In the previous post, I listed three reasons various commentators have given in order to absolve God/the Valar of responsibility for the suffering endured by the characters in The Children of Hurin and the Turin tale in general. As I explain there, it has always seemed odd to me that some readers should be so intent on foisting a theological explanation, or overlay, onto the narrative fabric of the story in order to show that it accords with the overall supposed ‘arc of history’ within Tolkien’s universe which is, supposedly, a Christian one. That is, the eucatastrophic element of Tolkien’s fiction is said to be paramount, and any and all events taking place within the historical timeline can be explained, or explained away, only by recourse to this larger, cosmic perspective.

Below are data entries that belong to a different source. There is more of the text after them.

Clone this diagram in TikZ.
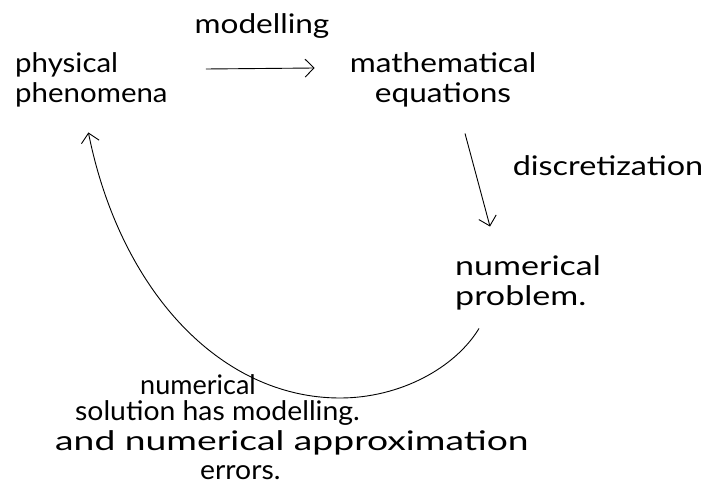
\documentclass[tikz,border=0pt]{standalone}
\usepackage{fontspec}
\setmainfont{Lato}
\usetikzlibrary{arrows.meta,calc}
\begin{document}
\begin{tikzpicture}[x=1pt,y=-1pt,
  lbl/.style={inner sep=0pt, font=\fontsize{27}{30}\selectfont\addfontfeature{FakeStretch=#1}},
  lbl/.default=1,
  arr/.style={line width=0.9pt, -{Straight Barb[length=9pt,width=18pt,line width=0.9pt]}}]
\useasboundingbox (0,0) rectangle (709,503);
\node[lbl=1.09, align=left, anchor=west] (phys) at (15,80) {physical\\phenomena};
\node[lbl=1.17] (model) at (262,26) {modelling};
\node[lbl=1.17, align=center] (math) at (443,80) {mathematical\\equations};
\node[lbl=1.2] (disc) at (608,166) {discretization};
\node[lbl=1.26, align=left, anchor=west] (prob) at (455,283) {numerical\\problem.};
\node[lbl=1.0, anchor=west] (c1) at (140,385) {numerical};
\node[lbl=1.05, anchor=west] (c2) at (75,413) {solution has modelling.};
\node[lbl=1.38, anchor=west] (c3) at (55,443) {and numerical approximation};
\node[lbl=1.05, anchor=west] (c4) at (200,473) {errors.};
\draw[arr] ($(phys.east)+(38,-11)$) -- ($(math.west)+(-35,-12)$);
\draw[arr] ($(math.south)+(22,26)$) -- ($(prob.north)+(-38,-29)$);
\draw[arr] ($(prob.south)+(-49,18)$) .. controls (455,368) and (400,398) .. (340,398)
  .. controls (220,398) and (120,290) .. ($(phys.south)+(-3,25)$);
\end{tikzpicture}
\end{document}
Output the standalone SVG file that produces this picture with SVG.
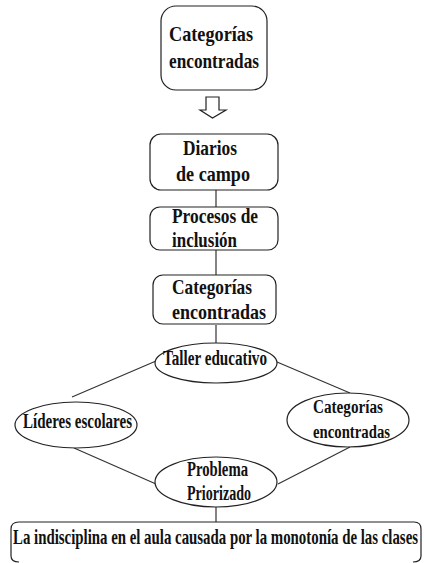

But, as I have previously argued, the eucatastrophe idea functions within Tolkien’s universe as a kind of theodicy. In other words, it is a kind of catch all explanation for suffering which supposedly works on any level. Turin’s life is beset by grief? Well, The Silmarillion ends with a eucatastrophe, and God’s plan is therefore fulfilled. It all works out in the end. Turin’s life is therefore an aberration, or at the very least, a sad and pitiable example of humanity gone wrong. In order to better uphold this explanation, it is necessary, or at the very least desirable, to show that Turin himself is responsible, at least in part, for the maledictions which are brought to bear upon him. One such approach is to argue that Turin is himself a kind of defective character. In particular, the great sin of Pride is often bandied about as an all encompassing explanation for his bad decision-making. To be sure, this argument would appear to find support in the text, as Turin’s decisions, such as when he deigns to remain at Amon Rudh, are sometimes framed in terms of his prideful nature. This cannot be denied, but as a poster in this thread observes,
Turin’s hopelessness is very much tied in with his own perception of himself as a man of ill fortune. The whole issue of him refusing to return to Doriath, and thus be protected from Morgoth, is related to his pride – but was his pride the result of his ill fortune, or vice versa?
The perception that Turin is prideful is true, but why is he prideful in the first place? In some sense, he is ill fated to be. It is an aspect of his character that he himself cannot appear to escape from. It is not therefore a moral flaw, but merely a flaw in his ‘design’. Moreover, pridefulness is related to a major theme of the Children of Hurin novel (less so the chapter in The Silmarillion): the terrible reality of mortality, especially when contrasted with the immortality of the Eldar. Humans are given to pridefulness because their lives are so short, the novel seems to imply. The Elves can afford to eschew pridefulness (although they often don’t) because their lives work out over millennia. But humans must face a cruel world, somehow, and thrive within it. When the odds are so heinously stacked against you, as they are against Turin, what other response seems reasonable? The Christian reader might object that Turin should have practiced a considered humility, but what would this have gained him? In the world of the Turin saga, there are no answers to the existential question of life after death, even if we as readers “know” the answers contained in The Silmarillion. Our ‘knoweldge’ of the Ainulindale myth, for example, is useless within the space of the Turin story, because the characters themselves are unaware of it (witness the conversation of Sador and Turin. If Sador has heard of it, he doesn’t believe it). The narrative of the Turin story undermines the theodicy of the Ainulindale, which, it must be remembered, is an Elvish myth. It may be objected that this is an example of dramatic irony – if only the characters knew what we do, but that seems unworkable. Presumably, having lived amongst them, the humans of the story would be familiar with the Elvish myths, but even so those stories appear not to have inculcated them with a sense of Christian piety. If the Ainulindale is meant to function as a theodicy (Eru turns evil to his own purpose, etc.) it appears to have garnered only scepticism from Sador and Turin himself.
So, what are we to make of Turin’s pride? Does it absolve Eru, and the Valar? In short, I don’t believe it does, because Turin’s pride is itself a response to the cruelty of the world he inhabits. Interestingly, the book makes no moral judgement upon Turin, and it is this quality that makes his story, for me, so appealing. We are all, like Turin, obliged to face a world which we cannot ourselves exert much control over. What is the correct response this scenario? No one knows, but at the very least assigning blame to Turin because he reacts with pridefulness in the face of his circumstances does not cut it.